Affaire Mahé : la thèse du crime gratuit

L’assassinat d’un coupeur de routes présumé, dans l’ouest du pays, par des éléments de l’armée française prend une nouvelle tournure. Loin des projecteurs.

Publié le 29 novembre 2005 Lecture : 3 minutes.

L’émotion médiatique et les postures ministérielles dissipées, l’affaire Firmin Mahé – du nom de cet Ivoirien de 30 ans assassiné de sang-froid par trois militaires français le 13 mai 2005 en pleine « zone de confiance » – suit désormais un autre cours, judiciaire et discret, loin des projecteurs. Jeudi 10 novembre, à la caserne 34, rue de Chaligny dans le 12e arrondissement de Paris, une première réunion a ainsi eu lieu entre la juge d’instruction du tribunal aux armées françaises Brigitte Raynaud, assistée d’un procureur du tribunal civil, et une délégation venue d’Abidjan conduite par le juge Ange Kessi, commissaire du gouvernement. Ce dernier était accompagné d’un procureur et d’un juge d’instruction, ainsi que d’un avocat camerounais installé à Paris et constitué par la famille de Firmin Mahé, Me Fabien Ndoumou. Sur la table des discussions : les premiers rapports d’enquête internes à l’armée française sur ce meurtre et notamment les aveux des assassins – lesquels auraient fait état de tortures infligées à Mahé avant sa mort par étouffement.
Aussi étonnant que cela puisse paraître, les trois militaires coupables (l’adjudant-chef Rogel et deux hommes du rang) n’ont toujours pas été mis en examen – une mesure qui devrait intervenir dans les prochains jours, mais qui ne touchera pas (tout au moins dans l’immédiat) les trois officiers supérieurs responsables d’avoir « couvert » l’incident au point d’avaliser un rapport truqué. Les généraux Poncet et de Malaussène ainsi que le colonel Burgaud, tous trois blâmés par la ministre Michèle Alliot-Marie, conservent leurs nouvelles affectations. Parallèlement à ces inculpations, une partie essentielle va se jouer à Abidjan. Contrairement à ce que l’on a cru en effet, le corps de Firmin Mahé n’a pas disparu au fond d’une fosse commune de Man : il a été exhumé et se trouverait actuellement dans la capitale ivoirienne, entre les mains de l’armée française.

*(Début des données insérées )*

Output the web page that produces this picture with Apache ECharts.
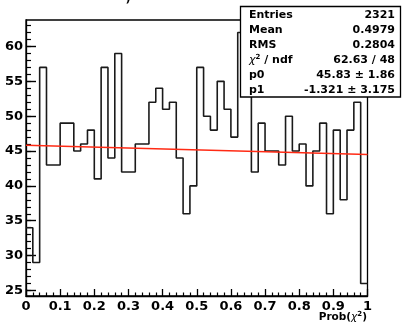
<!DOCTYPE html>
<html>
<head>
<meta charset="utf-8">
<script src="https://cdn.jsdelivr.net/npm/echarts@6/dist/echarts.min.js"></script>
<style>
  html, body { margin: 0; padding: 0; background: #fff; }
  #chart { width: 402px; height: 323px; }
</style>
</head>
<body>
<div id="chart"></div>
<script>
// Histogram binning: 50 bins over [0, 1]
const nBins = 50;
const xLow = 0;
const xHigh = 1;

// Bin contents
const binCounts = [
  34, 29, 57, 43, 43, 49, 49, 45, 46, 48,
  41, 57, 44, 59, 42, 42, 46, 46, 52, 54,
  51, 52, 44, 36, 40, 57, 50, 48, 55, 51,
  47, 62, 55, 42, 49, 45, 45, 43, 50, 45,
  46, 40, 45, 49, 36, 48, 38, 48, 52, 26
];

// Straight-line fit: p0 + p1 * x
const fitP0 = 45.83;
const fitP1 = -1.321;

// Axis ranges and ticks
const yRange = [24.2, 63.8];
const yMajorTicks = [25, 30, 35, 40, 45, 50, 55, 60];
const yMinorTicks = [25, 26, 27, 28, 29, 30, 31, 32, 33, 34, 35, 36, 37, 38, 39, 40,
  41, 42, 43, 44, 45, 46, 47, 48, 49, 50, 51, 52, 53, 54, 55, 56, 57, 58, 59, 60, 61, 62, 63];
const xTickStep = 0.1;
const xTitle = ['Prob(', 'χ', '2', ')'];

// Statistics box
const statNames = ['Entries', 'Mean', 'RMS', 'χ² / ndf', 'p0', 'p1'];
const statValues = ['2321', '0.4979', '0.2804', '62.63 / 48', '45.83 ± 1.86', '-1.321 ± 3.175'];

const FONT = 'DejaVu Sans';
const binWidth = (xHigh - xLow) / nBins;

// Step outline: each bin from its low edge, closed at the upper edge
const histPoints = binCounts.map((c, i) => [xLow + i * binWidth, c]);
histPoints.push([xHigh, binCounts[nBins - 1]]);

const fitPoints = [[xLow, fitP0 + fitP1 * xLow], [xHigh, fitP0 + fitP1 * xHigh]];

const chart = echarts.init(document.getElementById('chart'), null, { renderer: 'canvas' });

// Stats box rows
const statElements = [];
statNames.forEach((name, i) => {
  const y = 15 + i * 15.1;
  const isChi = name.indexOf('χ') === 0;
  statElements.push({
    type: 'text',
    z: 101,
    style: isChi ? {
      text: '{g|χ}{s|2}{t| / ndf}',
      x: 249, y: y,
      verticalAlign: 'middle',
      rich: {
        g: { fontFamily: FONT, fontStyle: 'italic', fontSize: 11, fill: '#000', lineHeight: 13 },
        s: { fontFamily: FONT, fontWeight: 'bold', fontSize: 7, fill: '#000', verticalAlign: 'top', lineHeight: 13 },
        t: { fontFamily: FONT, fontWeight: 'bold', fontSize: 11, fill: '#000', lineHeight: 13 }
      }
    } : {
      text: name, x: 249, y: y,
      verticalAlign: 'middle',
      fontFamily: FONT, fontWeight: 'bold', fontSize: 11, fill: '#000'
    }
  });
  statElements.push({
    type: 'text',
    z: 101,
    style: {
      text: statValues[i], x: 395, y: y,
      align: 'right', verticalAlign: 'middle',
      fontFamily: FONT, fontWeight: 'bold', fontSize: 11, fill: '#000'
    }
  });
});

const option = {
  animation: false,
  backgroundColor: '#fff',
  grid: {
    left: 26, top: 20, right: 34.5, bottom: 27,
    containLabel: false,
    outerBoundsMode: 'none',
    show: true,
    borderColor: '#000',
    borderWidth: 1.3,
    backgroundColor: 'transparent'
  },
  xAxis: {
    type: 'value',
    min: xLow, max: xHigh, interval: xTickStep,
    axisLine: { show: true, onZero: false, lineStyle: { color: '#000', width: 1.3 } },
    axisTick: { show: true, inside: true, length: 7, lineStyle: { color: '#000', width: 1.3 } },
    minorTick: { show: true, splitNumber: 5, length: 3.5, lineStyle: { color: '#000', width: 1.2 } },
    splitLine: { show: false },
    axisLabel: {
      show: true, margin: 4, color: '#000',
      fontFamily: FONT, fontWeight: 'bold', fontSize: 13,
      showMinLabel: true, showMaxLabel: true, hideOverlap: false,
      formatter: v => String(+v.toFixed(1))
    }
  },
  yAxis: [
    {
      type: 'value',
      min: yRange[0], max: yRange[1],
      axisLine: { show: true, onZero: false, lineStyle: { color: '#000', width: 1.3 } },
      axisTick: { show: true, inside: true, length: 10, customValues: yMajorTicks, lineStyle: { color: '#000', width: 1.4 } },
      splitLine: { show: false },
      axisLabel: {
        show: true, margin: 3, color: '#000', customValues: yMajorTicks,
        fontFamily: FONT, fontWeight: 'bold', fontSize: 13
      }
    },
    {
      type: 'value',
      position: 'left',
      min: yRange[0], max: yRange[1],
      axisLine: { show: false },
      axisTick: { show: true, inside: true, length: 5, customValues: yMinorTicks, lineStyle: { color: '#000', width: 1.2 } },
      splitLine: { show: false },
      axisLabel: { show: false }
    }
  ],
  series: [
    {
      name: 'histogram',
      type: 'line',
      step: 'end',
      data: histPoints,
      showSymbol: false,
      symbol: 'none',
      lineStyle: { color: '#1a1a1a', width: 1.6 },
      z: 3
    },
    {
      name: 'fit',
      type: 'line',
      data: fitPoints,
      showSymbol: false,
      symbol: 'none',
      lineStyle: { color: '#ff2a14', width: 1.5 },
      z: 4
    }
  ],
  graphic: [
    {
      type: 'text',
      z: 50,
      style: {
        text: ')', x: 128, y: 5, align: 'center', verticalAlign: 'bottom',
        fontFamily: FONT, fontWeight: 'bold', fontSize: 11, fill: '#000'
      }
    },
    {
      type: 'text',
      z: 50,
      style: {
        text: '{a|' + xTitle[0] + '}{g|' + xTitle[1] + '}{s|' + xTitle[2] + '}{a|' + xTitle[3] + '}',
        x: 367, y: 317, align: 'right', verticalAlign: 'middle',
        rich: {
          a: { fontFamily: FONT, fontWeight: 'bold', fontSize: 10.5, fill: '#000', lineHeight: 13 },
          g: { fontFamily: FONT, fontStyle: 'italic', fontSize: 10.5, fill: '#000', lineHeight: 13 },
          s: { fontFamily: FONT, fontWeight: 'bold', fontSize: 7, fill: '#000', verticalAlign: 'top', lineHeight: 13 }
        }
      }
    },
    {
      type: 'group',
      z: 100,
      children: [
        {
          type: 'rect',
          z: 100,
          shape: { x: 240.5, y: 6.5, width: 160, height: 90.5 },
          style: { fill: '#fff', stroke: '#000', lineWidth: 1.3 }
        }
      ].concat(statElements)
    }
  ]
};

chart.setOption(option);
</script>
</body>
</html>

Une expertise médico-légale, essentielle pour déterminer les causes exactes de la mort et déceler les traces de tortures préalables, aura lieu au cours des semaines à venir, ainsi qu’une reconstitution des faits. « J’examinerai son déroulement et ses conclusions, prévient Me Ndoumou. Et si je n’en suis pas satisfait, j’exigerai une contre-expertise internationale. » L’avocat camerounais va également demander à l’État français d’indemniser à la fois la famille de Firmin Mahé – laquelle s’est constituée partie civile sous la houlette d’un notable du village de Dah, Prince Dié -, sa compagne Judith et la communauté guérée à laquelle il appartenait. Enfin, Fabien Ndoumou compte bien profiter de l’occasion pour « réhabiliter la mémoire » du défunt. Une tâche difficile, tant la thèse du Mahé assassin récidiviste et violeur en série semble arranger tout le monde, y compris bien sûr l’armée française, qui voit là une sorte de circonstance atténuante au comportement inqualifiable de ses trois brebis galeuses.
« Firmin Mahé n’était ni un meurtrier ni un coupeur de routes », affirme l’avocat. Selon ses proches – et notamment son frère, Jacques Dahou, avec qui il vivait -, ce plombier-électricien père d’un garçon de 2 ans était un simple membre de la milice d’autodéfense de son village, comme il en existe tant dans l’Ouest ivoirien, mais rien de plus. « J’ai demandé une enquête de moralité, poursuit Me Ndoumou, et j’attends que l’état-major de l’opération Licorne me démontre, preuves à l’appui, son pedigree de criminel ; tous les médias ont repris cette version sans la moindre vérification. Auraient-ils procédé de cette manière s’il s’agissait d’un citoyen français ? » Outre le fait que, même dans le cas où Mahé était un délinquant, le contingent français n’avait aucun droit de l’interpeller – Licorne est une force d’interposition, non de maintien de l’ordre, et il n’entre pas dans ses prérogatives de se substituer à la police ivoirienne -, la thèse défendue par Me Ndoumou ouvre une autre perspective : celle du crime gratuit, commis hors de tout cadre menaçant, à l’encontre d’un individu ramassé au hasard au bord de la route. Un acte sordide auquel la « solution finale » utilisée – l’asphyxie à l’aide d’un sac en plastique – ajouterait une touche, assez effarante, de sadisme.